* _GIVEN PROBLEM_:
Write out the listing from the line with "Generate a LaTeX" to the line with "smalltext, fill=stageblue, minimum", both lines included, exactly and nothing beyond. Leave pictures out.
━━━━━━━━━━
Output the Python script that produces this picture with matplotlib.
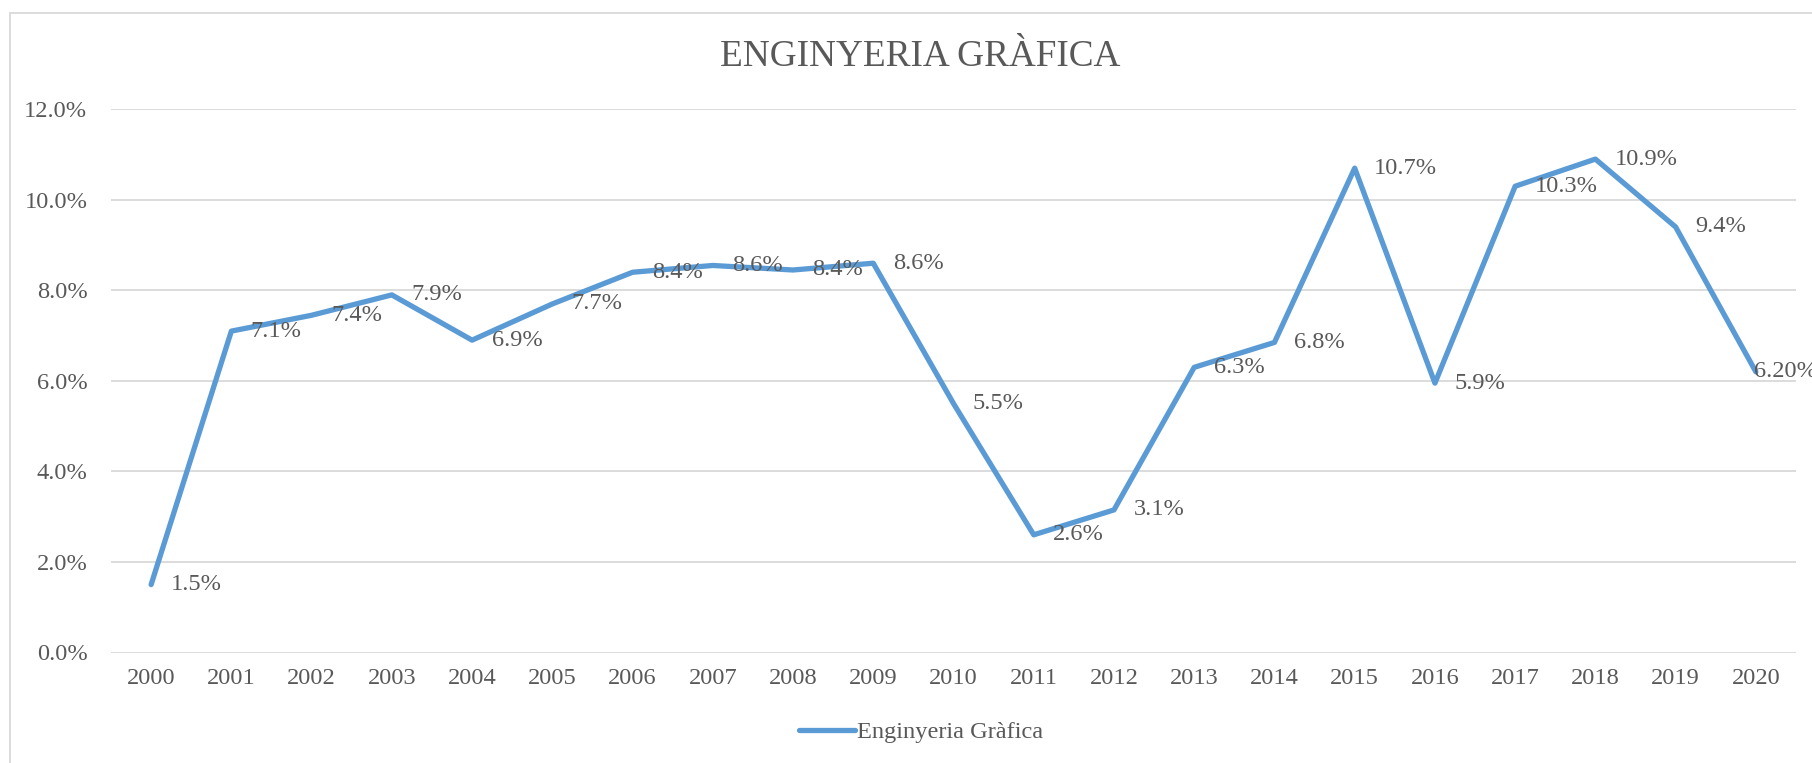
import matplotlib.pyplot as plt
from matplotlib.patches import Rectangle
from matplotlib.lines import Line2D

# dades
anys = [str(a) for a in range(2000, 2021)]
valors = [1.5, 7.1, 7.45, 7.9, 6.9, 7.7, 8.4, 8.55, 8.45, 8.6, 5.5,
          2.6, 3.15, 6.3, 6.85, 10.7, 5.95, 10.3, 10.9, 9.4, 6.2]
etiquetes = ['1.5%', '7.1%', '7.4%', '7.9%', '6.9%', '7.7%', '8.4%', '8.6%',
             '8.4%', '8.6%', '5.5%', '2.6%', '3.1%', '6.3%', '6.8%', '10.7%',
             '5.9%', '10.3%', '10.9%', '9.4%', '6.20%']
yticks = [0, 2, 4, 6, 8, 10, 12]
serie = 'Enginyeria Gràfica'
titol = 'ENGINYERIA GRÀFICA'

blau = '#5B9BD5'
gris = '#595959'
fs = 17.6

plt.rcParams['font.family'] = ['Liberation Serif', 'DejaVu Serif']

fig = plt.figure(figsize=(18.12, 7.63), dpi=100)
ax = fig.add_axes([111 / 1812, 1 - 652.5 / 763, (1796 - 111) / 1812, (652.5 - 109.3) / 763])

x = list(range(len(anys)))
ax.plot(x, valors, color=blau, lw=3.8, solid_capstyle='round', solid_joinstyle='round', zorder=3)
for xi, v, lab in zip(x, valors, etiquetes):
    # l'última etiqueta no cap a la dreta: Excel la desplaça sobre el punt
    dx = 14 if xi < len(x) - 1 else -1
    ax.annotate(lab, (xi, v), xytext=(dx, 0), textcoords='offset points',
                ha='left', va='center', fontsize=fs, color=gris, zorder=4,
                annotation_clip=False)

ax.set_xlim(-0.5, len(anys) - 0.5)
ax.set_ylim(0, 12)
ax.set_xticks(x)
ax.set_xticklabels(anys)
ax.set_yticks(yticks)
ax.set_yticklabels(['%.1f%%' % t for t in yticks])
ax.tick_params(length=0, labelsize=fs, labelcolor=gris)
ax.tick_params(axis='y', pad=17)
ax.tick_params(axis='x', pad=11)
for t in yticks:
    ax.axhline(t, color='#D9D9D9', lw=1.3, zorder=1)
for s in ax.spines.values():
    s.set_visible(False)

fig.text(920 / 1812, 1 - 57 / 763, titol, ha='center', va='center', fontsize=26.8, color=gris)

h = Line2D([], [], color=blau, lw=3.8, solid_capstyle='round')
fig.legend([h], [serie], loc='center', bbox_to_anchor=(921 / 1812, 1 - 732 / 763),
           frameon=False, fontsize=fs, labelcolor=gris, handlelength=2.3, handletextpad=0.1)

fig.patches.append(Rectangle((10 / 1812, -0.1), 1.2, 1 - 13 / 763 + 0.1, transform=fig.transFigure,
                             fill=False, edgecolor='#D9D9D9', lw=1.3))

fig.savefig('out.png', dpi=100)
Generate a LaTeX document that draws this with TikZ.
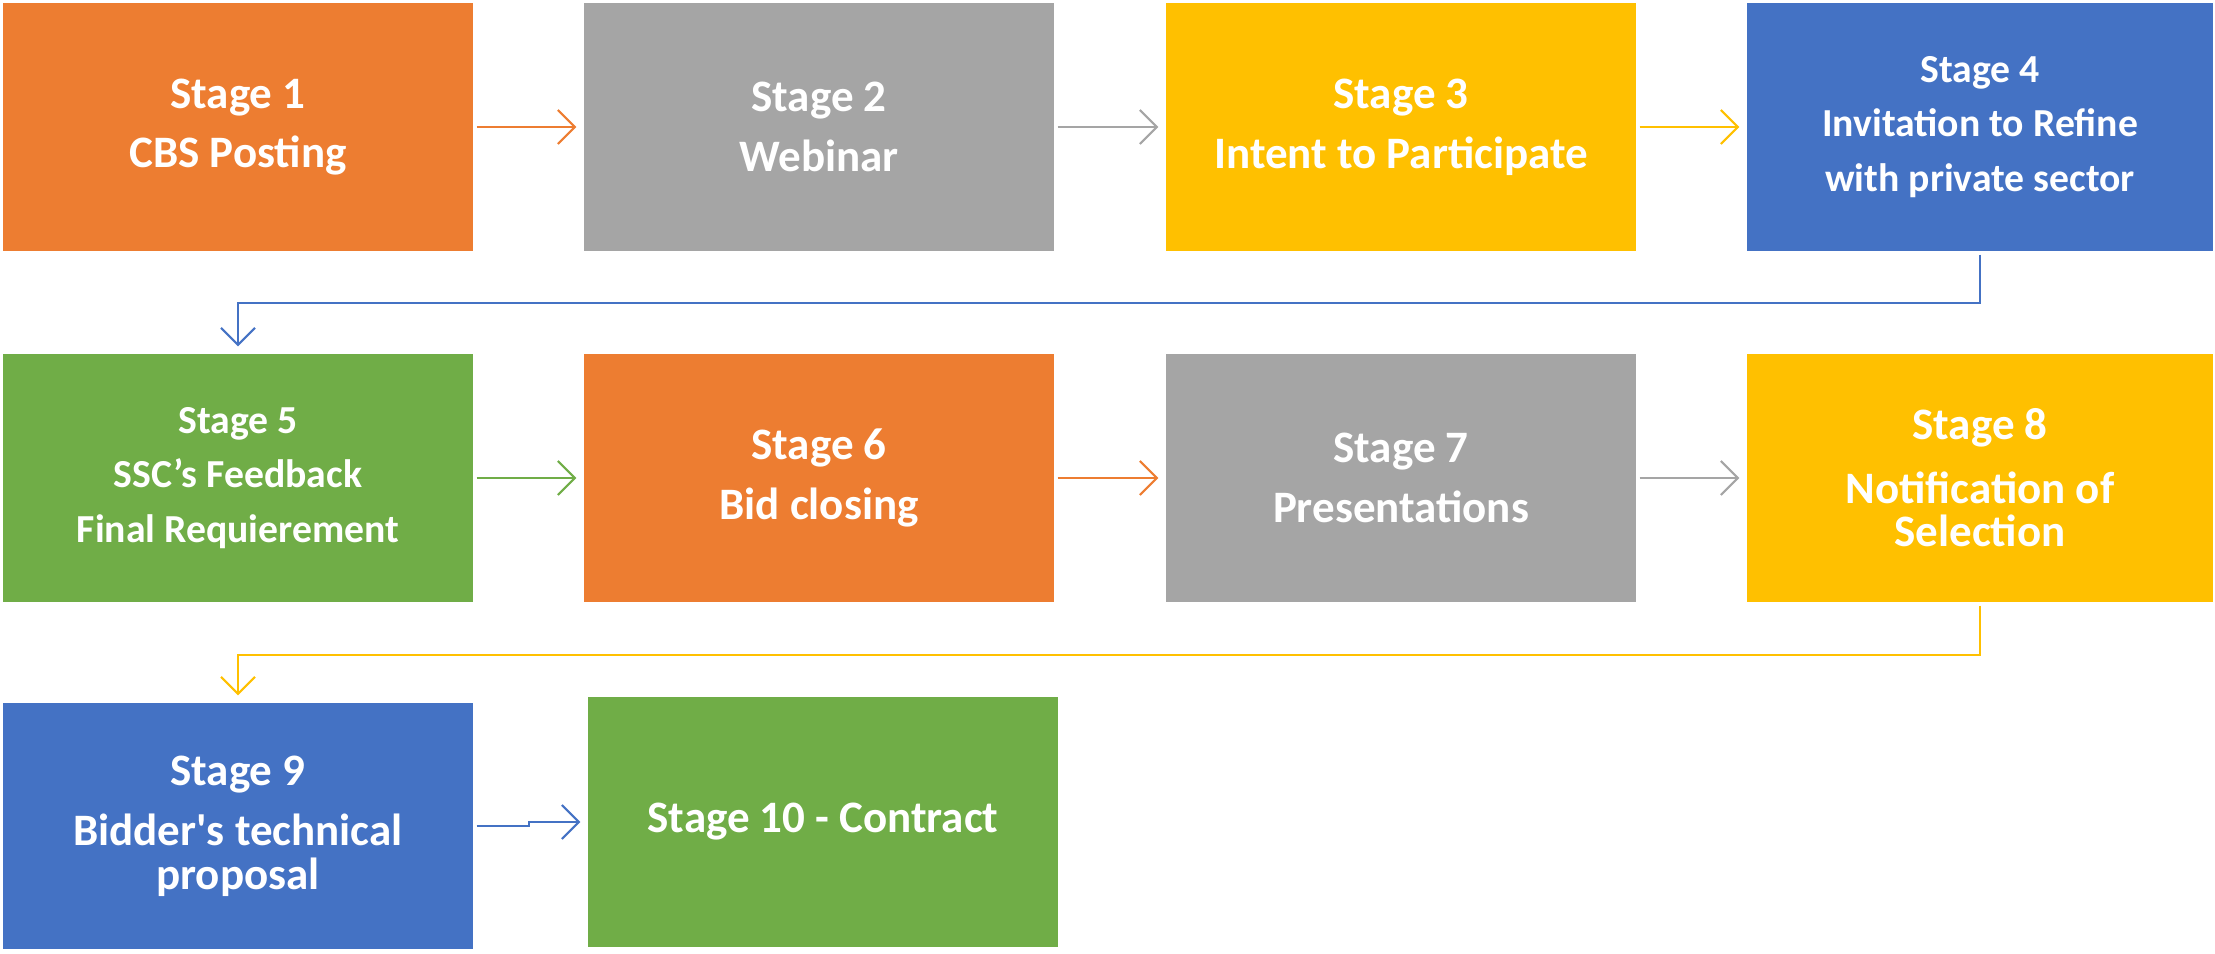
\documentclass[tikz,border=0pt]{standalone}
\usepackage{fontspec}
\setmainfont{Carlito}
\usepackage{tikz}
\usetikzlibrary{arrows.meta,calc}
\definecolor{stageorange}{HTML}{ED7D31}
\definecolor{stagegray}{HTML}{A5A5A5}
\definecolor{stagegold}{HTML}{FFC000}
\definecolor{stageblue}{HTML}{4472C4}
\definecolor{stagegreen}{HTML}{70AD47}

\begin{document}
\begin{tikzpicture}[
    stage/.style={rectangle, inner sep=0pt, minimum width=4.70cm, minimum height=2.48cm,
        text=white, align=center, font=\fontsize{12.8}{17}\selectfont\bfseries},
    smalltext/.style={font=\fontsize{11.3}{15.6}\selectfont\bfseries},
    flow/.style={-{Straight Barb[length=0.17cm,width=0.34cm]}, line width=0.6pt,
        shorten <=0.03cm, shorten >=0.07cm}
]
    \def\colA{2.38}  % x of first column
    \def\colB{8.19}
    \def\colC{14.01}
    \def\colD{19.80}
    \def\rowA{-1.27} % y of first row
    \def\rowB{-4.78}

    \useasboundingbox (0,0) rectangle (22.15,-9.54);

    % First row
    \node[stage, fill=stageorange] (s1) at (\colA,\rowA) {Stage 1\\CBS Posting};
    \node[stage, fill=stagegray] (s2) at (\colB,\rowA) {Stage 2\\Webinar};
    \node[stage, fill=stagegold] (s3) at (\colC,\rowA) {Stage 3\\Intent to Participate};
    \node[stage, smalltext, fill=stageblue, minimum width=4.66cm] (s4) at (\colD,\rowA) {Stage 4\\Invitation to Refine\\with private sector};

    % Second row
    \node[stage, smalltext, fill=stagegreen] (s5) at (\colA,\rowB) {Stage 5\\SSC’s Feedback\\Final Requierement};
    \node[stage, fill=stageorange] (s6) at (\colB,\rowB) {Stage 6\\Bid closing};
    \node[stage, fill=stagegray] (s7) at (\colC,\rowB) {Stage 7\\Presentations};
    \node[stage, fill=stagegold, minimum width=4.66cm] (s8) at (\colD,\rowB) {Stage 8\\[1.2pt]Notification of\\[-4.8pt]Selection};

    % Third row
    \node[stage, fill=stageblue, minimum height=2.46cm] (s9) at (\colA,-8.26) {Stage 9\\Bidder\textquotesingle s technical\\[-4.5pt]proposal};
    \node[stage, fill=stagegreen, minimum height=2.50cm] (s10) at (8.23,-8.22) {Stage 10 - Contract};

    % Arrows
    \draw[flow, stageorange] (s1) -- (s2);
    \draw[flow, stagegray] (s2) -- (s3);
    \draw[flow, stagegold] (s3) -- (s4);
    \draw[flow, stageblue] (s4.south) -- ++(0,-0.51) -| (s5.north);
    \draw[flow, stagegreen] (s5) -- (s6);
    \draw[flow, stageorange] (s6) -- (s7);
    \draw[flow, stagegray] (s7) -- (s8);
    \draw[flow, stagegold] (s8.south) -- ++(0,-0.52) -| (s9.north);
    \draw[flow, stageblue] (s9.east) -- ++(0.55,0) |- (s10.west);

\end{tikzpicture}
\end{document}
━━━━━━━━━━
* _RESULT OF THIS TASK_:
Generate a LaTeX document that draws this with TikZ.
\documentclass[tikz,border=0pt]{standalone}
\usepackage{fontspec}
\setmainfont{Carlito}
\usepackage{tikz}
\usetikzlibrary{arrows.meta,calc}
\definecolor{stageorange}{HTML}{ED7D31}
\definecolor{stagegray}{HTML}{A5A5A5}
\definecolor{stagegold}{HTML}{FFC000}
\definecolor{stageblue}{HTML}{4472C4}
\definecolor{stagegreen}{HTML}{70AD47}

\begin{document}
\begin{tikzpicture}[
    stage/.style={rectangle, inner sep=0pt, minimum width=4.70cm, minimum height=2.48cm,
        text=white, align=center, font=\fontsize{12.8}{17}\selectfont\bfseries},
    smalltext/.style={font=\fontsize{11.3}{15.6}\selectfont\bfseries},
    flow/.style={-{Straight Barb[length=0.17cm,width=0.34cm]}, line width=0.6pt,
        shorten <=0.03cm, shorten >=0.07cm}
]
    \def\colA{2.38}  % x of first column
    \def\colB{8.19}
    \def\colC{14.01}
    \def\colD{19.80}
    \def\rowA{-1.27} % y of first row
    \def\rowB{-4.78}

    \useasboundingbox (0,0) rectangle (22.15,-9.54);

    % First row
    \node[stage, fill=stageorange] (s1) at (\colA,\rowA) {Stage 1\\CBS Posting};
    \node[stage, fill=stagegray] (s2) at (\colB,\rowA) {Stage 2\\Webinar};
    \node[stage, fill=stagegold] (s3) at (\colC,\rowA) {Stage 3\\Intent to Participate};
    \node[stage, smalltext, fill=stageblue, minimum width=4.66cm] (s4) at (\colD,\rowA) {Stage 4\\Invitation to Refine\\with private sector};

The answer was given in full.